(TASK TO COMPLETE)
Print word for word the first line of the listing below and every line after it, through the line with "rot_schluff = [78.0, 78.0, 71.0, 26.4, 26.2, 17.7, 18.7, 6.5]". Leave out the pictures and the rest.

(DATASET SECTION)
---

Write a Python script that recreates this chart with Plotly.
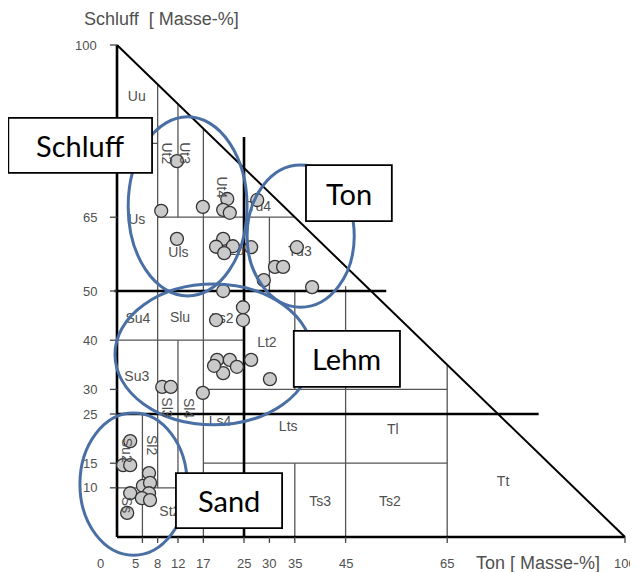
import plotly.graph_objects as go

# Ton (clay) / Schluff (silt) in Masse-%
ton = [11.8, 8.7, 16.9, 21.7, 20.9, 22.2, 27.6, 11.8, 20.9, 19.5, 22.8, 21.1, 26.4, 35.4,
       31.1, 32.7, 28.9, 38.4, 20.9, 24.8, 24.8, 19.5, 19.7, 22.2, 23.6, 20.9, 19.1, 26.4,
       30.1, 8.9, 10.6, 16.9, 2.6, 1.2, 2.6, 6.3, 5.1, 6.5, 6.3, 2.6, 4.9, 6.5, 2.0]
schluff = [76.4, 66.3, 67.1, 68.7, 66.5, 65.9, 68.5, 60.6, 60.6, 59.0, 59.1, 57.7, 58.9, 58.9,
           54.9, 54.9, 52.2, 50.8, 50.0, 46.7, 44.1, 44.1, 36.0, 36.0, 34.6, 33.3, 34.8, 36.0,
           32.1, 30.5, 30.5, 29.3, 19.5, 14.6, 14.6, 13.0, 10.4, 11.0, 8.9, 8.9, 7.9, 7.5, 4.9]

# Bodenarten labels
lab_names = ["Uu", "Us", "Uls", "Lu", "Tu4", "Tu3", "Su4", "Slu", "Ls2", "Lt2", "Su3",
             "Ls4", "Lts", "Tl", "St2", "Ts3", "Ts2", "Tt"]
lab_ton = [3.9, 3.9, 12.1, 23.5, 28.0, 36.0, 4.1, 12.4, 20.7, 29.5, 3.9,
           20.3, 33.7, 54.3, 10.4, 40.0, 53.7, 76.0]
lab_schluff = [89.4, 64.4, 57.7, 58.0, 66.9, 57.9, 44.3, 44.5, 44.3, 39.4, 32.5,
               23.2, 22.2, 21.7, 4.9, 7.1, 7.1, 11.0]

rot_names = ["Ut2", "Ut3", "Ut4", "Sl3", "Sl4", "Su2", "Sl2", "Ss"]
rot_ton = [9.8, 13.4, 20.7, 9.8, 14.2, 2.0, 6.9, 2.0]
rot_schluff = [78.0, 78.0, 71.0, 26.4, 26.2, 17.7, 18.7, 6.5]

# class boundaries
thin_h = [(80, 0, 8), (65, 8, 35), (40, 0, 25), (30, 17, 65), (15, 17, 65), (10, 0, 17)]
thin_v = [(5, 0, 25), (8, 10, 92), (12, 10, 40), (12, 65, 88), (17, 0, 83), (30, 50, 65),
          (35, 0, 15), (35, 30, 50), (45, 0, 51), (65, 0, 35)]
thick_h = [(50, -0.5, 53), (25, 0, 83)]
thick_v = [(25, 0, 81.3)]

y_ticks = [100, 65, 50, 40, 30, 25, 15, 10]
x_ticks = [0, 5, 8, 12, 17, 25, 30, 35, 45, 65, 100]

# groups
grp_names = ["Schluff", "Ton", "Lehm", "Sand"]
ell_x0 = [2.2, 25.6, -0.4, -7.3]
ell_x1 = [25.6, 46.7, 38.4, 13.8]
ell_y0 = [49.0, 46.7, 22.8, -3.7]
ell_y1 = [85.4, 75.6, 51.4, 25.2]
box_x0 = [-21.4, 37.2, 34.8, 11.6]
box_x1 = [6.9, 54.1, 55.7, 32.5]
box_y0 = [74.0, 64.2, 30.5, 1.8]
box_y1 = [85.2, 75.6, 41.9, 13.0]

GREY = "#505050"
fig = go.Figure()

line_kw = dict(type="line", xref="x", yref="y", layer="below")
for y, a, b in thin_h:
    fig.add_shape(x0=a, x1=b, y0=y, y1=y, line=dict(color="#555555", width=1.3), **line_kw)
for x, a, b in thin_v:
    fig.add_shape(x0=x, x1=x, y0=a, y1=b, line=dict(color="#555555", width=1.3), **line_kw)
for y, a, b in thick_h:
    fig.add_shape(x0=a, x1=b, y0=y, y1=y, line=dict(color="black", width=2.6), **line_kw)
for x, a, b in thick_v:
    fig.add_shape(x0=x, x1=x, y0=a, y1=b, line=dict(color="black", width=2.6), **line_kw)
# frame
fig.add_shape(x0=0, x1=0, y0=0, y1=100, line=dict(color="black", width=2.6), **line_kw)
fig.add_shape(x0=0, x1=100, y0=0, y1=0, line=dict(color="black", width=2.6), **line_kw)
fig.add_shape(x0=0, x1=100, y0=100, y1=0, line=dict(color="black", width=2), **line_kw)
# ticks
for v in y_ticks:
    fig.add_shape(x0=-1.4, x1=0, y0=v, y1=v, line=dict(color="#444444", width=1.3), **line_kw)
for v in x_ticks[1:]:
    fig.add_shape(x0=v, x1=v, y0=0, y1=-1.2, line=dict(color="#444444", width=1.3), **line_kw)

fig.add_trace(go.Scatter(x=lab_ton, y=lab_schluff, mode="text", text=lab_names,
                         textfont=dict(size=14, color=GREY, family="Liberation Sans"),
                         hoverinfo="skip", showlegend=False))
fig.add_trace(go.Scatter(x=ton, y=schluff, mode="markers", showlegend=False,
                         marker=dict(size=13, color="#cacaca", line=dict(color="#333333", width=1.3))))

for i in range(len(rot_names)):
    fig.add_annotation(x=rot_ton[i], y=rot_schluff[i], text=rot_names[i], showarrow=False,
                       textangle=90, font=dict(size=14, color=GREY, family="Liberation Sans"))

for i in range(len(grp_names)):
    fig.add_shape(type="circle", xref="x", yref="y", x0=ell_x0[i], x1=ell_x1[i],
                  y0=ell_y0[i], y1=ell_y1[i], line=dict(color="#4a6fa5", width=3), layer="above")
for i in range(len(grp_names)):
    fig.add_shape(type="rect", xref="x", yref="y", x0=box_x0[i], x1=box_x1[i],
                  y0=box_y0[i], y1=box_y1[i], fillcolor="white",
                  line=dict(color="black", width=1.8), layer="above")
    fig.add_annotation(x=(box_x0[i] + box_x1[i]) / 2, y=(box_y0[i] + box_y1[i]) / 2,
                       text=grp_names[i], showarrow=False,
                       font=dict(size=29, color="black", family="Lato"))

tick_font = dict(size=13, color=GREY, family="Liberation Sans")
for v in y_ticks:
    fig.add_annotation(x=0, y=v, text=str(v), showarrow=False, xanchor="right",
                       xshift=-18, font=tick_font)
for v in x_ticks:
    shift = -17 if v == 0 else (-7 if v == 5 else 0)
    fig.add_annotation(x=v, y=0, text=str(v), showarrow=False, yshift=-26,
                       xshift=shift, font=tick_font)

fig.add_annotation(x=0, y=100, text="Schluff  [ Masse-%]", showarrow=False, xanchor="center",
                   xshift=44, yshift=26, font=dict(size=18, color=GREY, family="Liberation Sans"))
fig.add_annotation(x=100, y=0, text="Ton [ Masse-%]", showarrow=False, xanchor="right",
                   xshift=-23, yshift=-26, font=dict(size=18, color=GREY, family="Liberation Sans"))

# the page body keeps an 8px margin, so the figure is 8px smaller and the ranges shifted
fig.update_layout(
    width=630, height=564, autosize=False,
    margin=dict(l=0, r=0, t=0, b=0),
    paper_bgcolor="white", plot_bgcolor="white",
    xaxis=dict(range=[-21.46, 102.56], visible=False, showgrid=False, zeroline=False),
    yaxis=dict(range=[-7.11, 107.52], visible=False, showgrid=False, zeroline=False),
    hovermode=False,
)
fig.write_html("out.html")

---

(SOLUTION FOR THIS PROBLEM)
Write a Python script that recreates this chart with Plotly.
import plotly.graph_objects as go

# Ton (clay) / Schluff (silt) in Masse-%
ton = [11.8, 8.7, 16.9, 21.7, 20.9, 22.2, 27.6, 11.8, 20.9, 19.5, 22.8, 21.1, 26.4, 35.4,
       31.1, 32.7, 28.9, 38.4, 20.9, 24.8, 24.8, 19.5, 19.7, 22.2, 23.6, 20.9, 19.1, 26.4,
       30.1, 8.9, 10.6, 16.9, 2.6, 1.2, 2.6, 6.3, 5.1, 6.5, 6.3, 2.6, 4.9, 6.5, 2.0]
schluff = [76.4, 66.3, 67.1, 68.7, 66.5, 65.9, 68.5, 60.6, 60.6, 59.0, 59.1, 57.7, 58.9, 58.9,
           54.9, 54.9, 52.2, 50.8, 50.0, 46.7, 44.1, 44.1, 36.0, 36.0, 34.6, 33.3, 34.8, 36.0,
           32.1, 30.5, 30.5, 29.3, 19.5, 14.6, 14.6, 13.0, 10.4, 11.0, 8.9, 8.9, 7.9, 7.5, 4.9]

# Bodenarten labels
lab_names = ["Uu", "Us", "Uls", "Lu", "Tu4", "Tu3", "Su4", "Slu", "Ls2", "Lt2", "Su3",
             "Ls4", "Lts", "Tl", "St2", "Ts3", "Ts2", "Tt"]
lab_ton = [3.9, 3.9, 12.1, 23.5, 28.0, 36.0, 4.1, 12.4, 20.7, 29.5, 3.9,
           20.3, 33.7, 54.3, 10.4, 40.0, 53.7, 76.0]
lab_schluff = [89.4, 64.4, 57.7, 58.0, 66.9, 57.9, 44.3, 44.5, 44.3, 39.4, 32.5,
               23.2, 22.2, 21.7, 4.9, 7.1, 7.1, 11.0]

rot_names = ["Ut2", "Ut3", "Ut4", "Sl3", "Sl4", "Su2", "Sl2", "Ss"]
rot_ton = [9.8, 13.4, 20.7, 9.8, 14.2, 2.0, 6.9, 2.0]
rot_schluff = [78.0, 78.0, 71.0, 26.4, 26.2, 17.7, 18.7, 6.5]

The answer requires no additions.